Sadly, players like Dutton and Edwards were among a host of gifted footballers that never kicked on after falling out of football and into bad habits.12421797_10153767806312599_103110213_n

“There’s a lot of Aboriginal kids out there that have got talent to burn, just like Jack Edwards,” Helmers says.

“Just have a look at rugby league. They [Indigenous players] are some of the best footballers in the world. They just need an opportunity.

“That was a great club.” Helmers says, his voice now not so much emphatic as whimpering with disappointment. One detects quickly the change in body language.

“Great entertainment, and great for the community. Great for the young people. It was a fantastic club, but it’s gone now. The downturn of the rural industry, and taking the roadworks away, that’s when it fell down. People started to leave because of a lack of opportunity.”

The club was the heart and soul of Wilcannia, and the decline of the Tigers ran parallel to that of the town.

“The government never ever gave the Tigers football club one cent,” Helmers says.

“They applied for things, they applied for this and that, but never [received anything]. They didn’t foster the game when they should have.

“The whole Western Division has sort of fallen down. Even Broken Hill has fallen down. The mines are up and down, the rural industry is buggered.”

In the golden era of the Wilcannia Tigers, the Darling River was flowing, with its banks lined by busy warehouses. Business would come from all over, pouring money into the bustling town.

Shearing sheds were filled with men that would forego seeing their families for weeks on end in a bid to provide for them.

Now, it is sadly a town riddled with domestic violence cases and health issues. The startling average life expectancy for an Aboriginal man in Wilcannia is just over 35 years.

The Tigers were never the beneficiaries of any government funding. And now, the New South Wales government’s Tackling Domestic Violence program has had its funding taken away. A five year program that stood down any Outback Rugby League (the current competition in the region) player who committed an act of domestic violence is now without the backing of the powers that be.

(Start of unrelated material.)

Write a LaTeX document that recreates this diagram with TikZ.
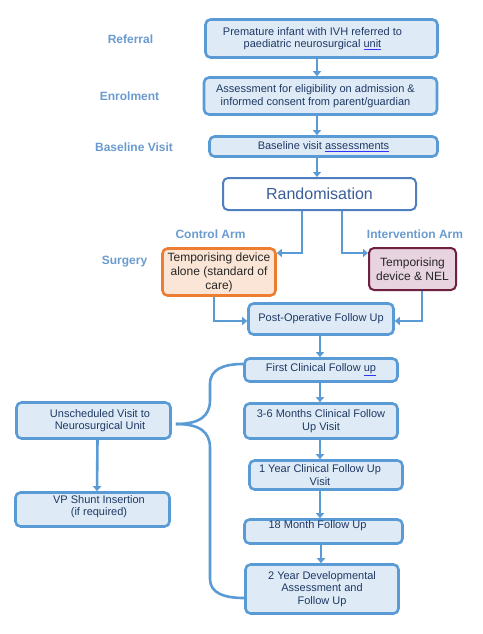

In Helmers’ words, the government didn’t foster the game when they should have, and now have withdrawn funding from a domestic violence program with the issue prevalent in today’s society.

So, has anything changed in Helmers’ eyes?

A former club player, coach, sponsor, and vice-president that had a profound role in establishing rugby league in Wilcannia sits in his dining room, with disappointment etched onto his face.

It is a question that needs no answer.